Audit committees must take climate change “a lot more seriously”

The recognition of climate-related matters among audit committees has not been strong enough despite a spate of recent events highlighting the significance of the issue for organisations, market participants have said.

“Boards and audit committees need to start taking the risks associated with climate change a lot more seriously, accelerate their mitigation plans and discuss what action they are taking on a more regular basis,” said Anthony Carey, head of board practice at Mazars.

Carey went on to argue that recent climate events and the COP26 conference in Glasgow should have acted as a “wake-up call”.

New research by Deloitte validates Carey’s concerns. A survey of more than 350 audit committee members found that nearly half (42 percent) believe their organisations’ climate responses are too slow.

Just six percent said they discuss the topic of climate change at every board meeting, and 48 percent said they believe the committee lacks the “information, capabilities and mandate” to fulfil its climate-related responsibilities.

Audit committees are a key element of the governance structure within organisations and are principally focused on areas such as risk, reporting and audit. Climate change, an increasingly prominent organisational risk, also falls under the remit of the modern audit committee.

But according to Gavin Hayes, head of policy and external affairs at the Chartered Institute of Internal Auditors (CIIA), many boards and audit committees do not view climate change as a dominant risk impacting their organisation right now.

“They see it as something that will impact them years into the future,” said Hayes, who also oversees the Institute’s Climate Action Plan.

We know that from an internal audit point of view, climate change is the most dynamic new and emerging risk moving up organisations’ risk agendas.”

However, Hayes also cites the CIIA’s new Risk in Focus survey, noting that it found a 41 percent uptick in the proportion of chief audit executives who consider it to be a top-five risk.

“Vital role to play” for internal auditors

William Touche, senior partner and vice-chair at Deloitte cited three key initiatives to instil greater climate change literacy among audit committees: improving climate education, ensuring good management information as part of regular reporting to the board, and internal alignment around the company’s climate strategy.

Climate literacy implies not only a good understanding of a company’s operations and its impact on our planet but also a solid understanding of both reporting requirements and emerging standards,” he said.

Touche also noted that audit committees’ responsibilities must mirror climate impacts, arguing that “investment of time from the director” and “reliable information flows from management” are essential.

However, the Deloitte survey also found that 60 percent of participants said the lack of common global reporting standards is a key external challenge.

In addition, difficulties in keeping up with the pace of change in reporting regulations and practice were cited as a significant hurdle by 46 percent of respondents.

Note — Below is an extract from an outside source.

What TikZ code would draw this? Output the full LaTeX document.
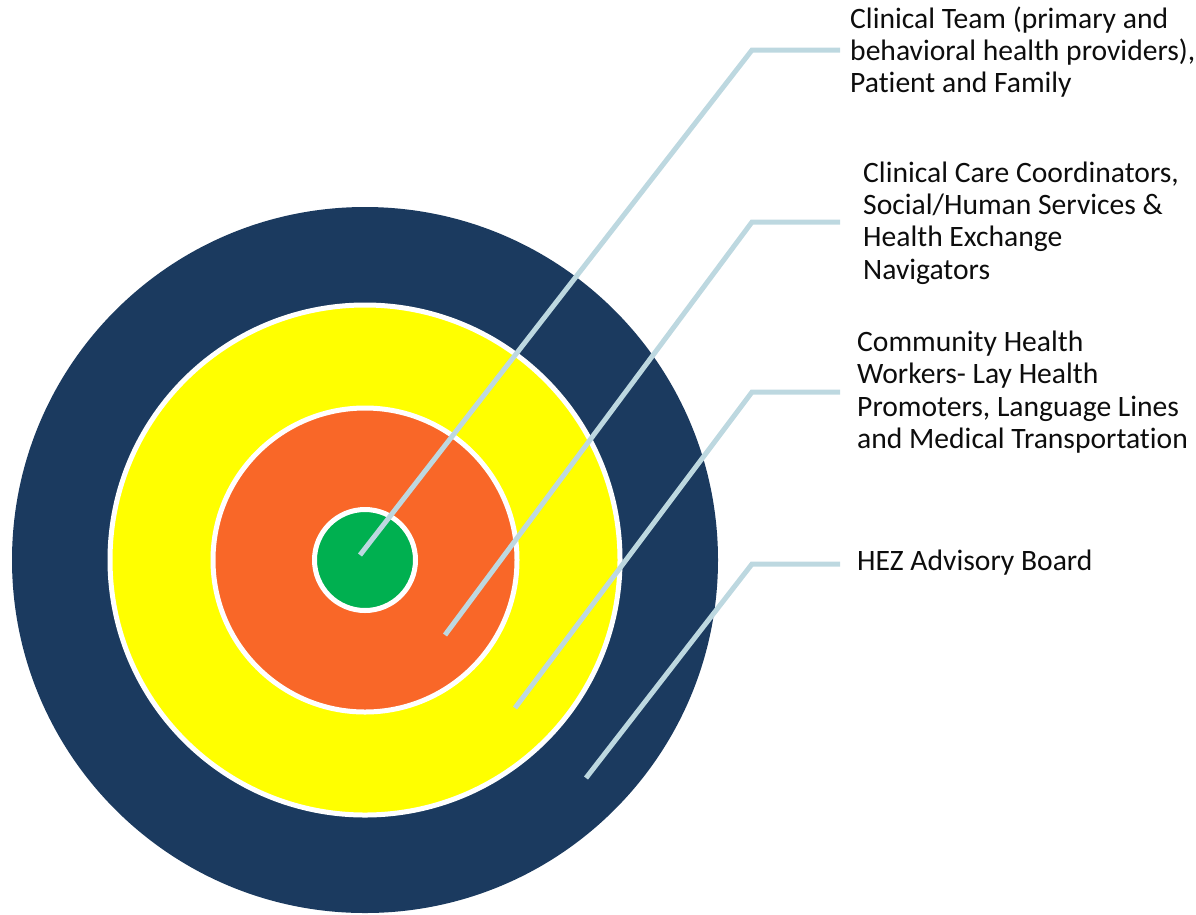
\documentclass[tikz,border=0pt]{standalone}
\usepackage{fontspec}
\setmainfont[Ligatures=NoCommon]{Carlito}
\definecolor{navy}{HTML}{1B3A5F}
\definecolor{ylw}{HTML}{FFFF00}
\definecolor{orng}{HTML}{F96728}
\definecolor{grn}{HTML}{00B050}
\definecolor{lead}{HTML}{BDD8E0}
\definecolor{txt}{HTML}{0D0D0D}
\begin{document}
\begin{tikzpicture}[x=1pt,y=-1pt,
  ring/.style={draw=white,line width=5pt},
  leader/.style={draw=lead,line width=5pt},
  lbl/.style={anchor=west,inner sep=0pt,align=left,text=txt,font=\fontsize{29.6}{32.3}\selectfont}]
\useasboundingbox (0,0) rectangle (1196,914);
\coordinate (c) at (365,560);
\fill[navy] (c) circle (353);
\path[ring,fill=ylw] (c) circle (255);
\path[ring,fill=orng] (c) circle (152);
\path[ring,fill=grn] (c) circle (50.5);
% leader lines
\coordinate (s1) at (360,555); \coordinate (k1) at (752,50);  \coordinate (e1) at (840,50);
\coordinate (s2) at (445,635); \coordinate (k2) at (752,222); \coordinate (e2) at (840,222);
\coordinate (s3) at (515,708); \coordinate (k3) at (752,392); \coordinate (e3) at (840,392);
\coordinate (s4) at (586,778); \coordinate (k4) at (752,564); \coordinate (e4) at (840,564);
\draw[leader] (s1) -- (k1) -- (e1);
\draw[leader] (s2) -- (k2) -- (e2);
\draw[leader] (s3) -- (k3) -- (e3);
\draw[leader] (s4) -- (k4) -- (e4);
\node[lbl] (t1) at (850,52) {Clinical Team (primary and\\behavioral health providers),\\Patient and Family};
\node[lbl] (t2) at (863,223) {Clinical Care Coordinators,\\Social/Human Services \&\\Health Exchange\\Navigators};
\node[lbl] (t3) at (857,392) {Community Health\\Workers- Lay Health\\Promoters, Language Lines\\and Medical Transportation};
\node[lbl] (t4) at (857,563) {HEZ Advisory Board};
\end{tikzpicture}
\end{document}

According to Veronica Poole, corporate reporting leader and vice-chair at Deloitte, the recent announcement of the International Financial Reporting Standards Foundation’s new International Sustainability Standards Board (ISSB) is an important step towards changing this.

The crucial next step is a successful harmonisation and application of the standards, she said.

“To be effective, the standards will need to be brought into regulation around the world, together with associated enforcement, monitoring, governance and controls, assurance, and training.

“Worldwide adoption is needed to achieve true harmonisation, to replace the alphabet soup of voluntary standards and frameworks.”

The newly-formed board will strive to produce an extensive global baseline of sustainability disclosure standards designed to reflect investors’ demands.

It will consolidate with the Climate Disclosure Standards Board (CDSB) and the Value Reporting Foundation (VRF) by June 2022, resulting in the formation of a new global standards setter. The board’s inception was also accompanied by the publication of prototype climate disclosure requirements.

“Internal auditors have a vital role to play in providing assurance to the audit committee that these new requirements are being met,” said Hayes.

Audit committees and ESG reporting

Poole went on to highlight the significance of embedding environmental, social and governance (ESG) reporting principles into the organisation, arguing that a multi-year programme to build capacity and establish new KPIs will be required.

“The crux of the matter is that ESG must be integrated into the core of the business,” she said.

“Taking a holistic view of the factors that can create or erode value over time often demands organisational change, business model transformation, and a cultural shift.”

But according to Hayes, the incoming Task Force of Climate-Related Financial Disclosures framework is “the most important thing to be mindful of on ESG reporting”.

From April 2022, the framework will compel over 1,300 of the UK’s largest listed companies and financial institutions to disclose climate-related financial information.

“If audit committees aren’t yet fully up to speed on their exposure to climate risks and reporting on it, they will very soon need to be,” he said.